"Notyfikujemy w Komisji Europejskiej zdjęcie ograniczeń na eksport leków z Polski. Przedstawiciele polskiej dyplomacji w tej chwili rozmawiają o tym z unijnym komisarzem ds. rynku wewnętrznego Thierrym Bretonem i jego gabinetem" - przekazał PAP dyplomata.
Wcześniej Komisja Europejska odnosiła się krytycznie do wprowadzonych ograniczeń w UE na eksport środków ochrony osobistej, leków czy sprzętu medycznego na jednolity rynek. W tej sprawie wypowiadał się Breton, wymieniając m.in. Polskę i wprowadzone przez Warszawę ograniczenia.
Wiceminister zdrowia Janusz Cieszyński poinformował na początku marca, że Polska objęła zakazem wywóz z Polski leków, które mogą się przydać w walce z koronawirusem. Dodał, że chodzi o leki przeciwbólowe, przeciwgorączkowe, ale też inne wyposażenie, jak igły, ochraniacze, czepki medyczne lub maski.

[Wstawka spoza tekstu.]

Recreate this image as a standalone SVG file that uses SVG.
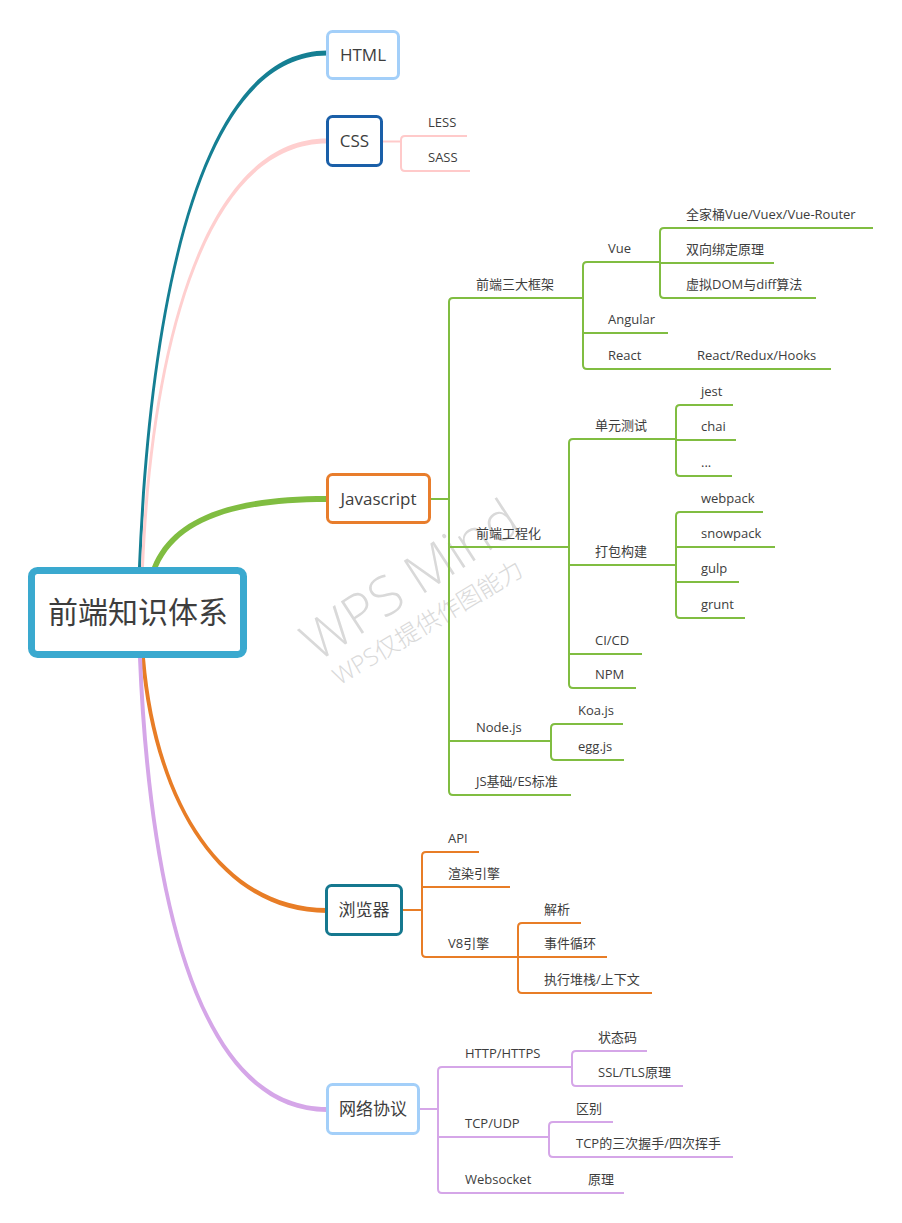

Jak podkreślił wtedy wiceminister w TOK FM, resort skorzystał z przepisów, "które już funkcjonowały w polskim prawie, dotyczące walki z mafiami lekowymi - walki z tym, że leki, które w Polsce były znacznie tańsze, niż np. w Niemczech, po prostu z Polski wyjeżdżały". "Ktoś je wywoził z Polski dla zysku, co skutkowało brakiem tych leków dla Polaków" - dodał Cieszyński.
Ocenił jednocześnie, że ta sprawa była dużym problemem, ale dzięki wprowadzeniu surowych sankcji, ten proceder właściwie się zatrzymał. "Teraz obejmujemy tym samym mechanizmem też te środki, które mogą się przydać w walce z koronawirusem" - wyjaśnił.
Wiceszef MZ podkreślił, że nie chodzi o ilości stosowane na prywatny użytek. "Mówimy o profesjonalnym handlu" - zaznaczył.
W ubiegłym roku weszły w życie znowelizowane przepisy prawa farmaceutycznego, których celem było przeciwdziałanie nielegalnemu wywozowi leków za granicę. Przewidywały one m.in. wprowadzenie zakazu zaopatrywania się przez hurtownie farmaceutyczne w produkty lecznicze od podmiotów prowadzących obrót detaliczny. Przed zmianą przepisów prawo farmaceutyczne określało jedynie katalog podmiotów, u których hurtownia farmaceutyczna może zaopatrywać się w produkty lecznicze. Nie przewidywało ono zatem wprost zakazu zaopatrywania się w produkty lecznicze u podmiotów detalicznych.
Wprowadzone zostały również m.in. kary finansowe za nabycie produktów leczniczych niezgodnie z ich ustawowym przeznaczeniem, a także usprawniono przeprowadzanie inspekcji lub kontroli działalności gospodarczej, polegającej na dystrybucji produktów leczniczych.
Nowelizacja prawa farmaceutycznego daje też szybszą niż 30 dni możliwość wydania zgody na eksport.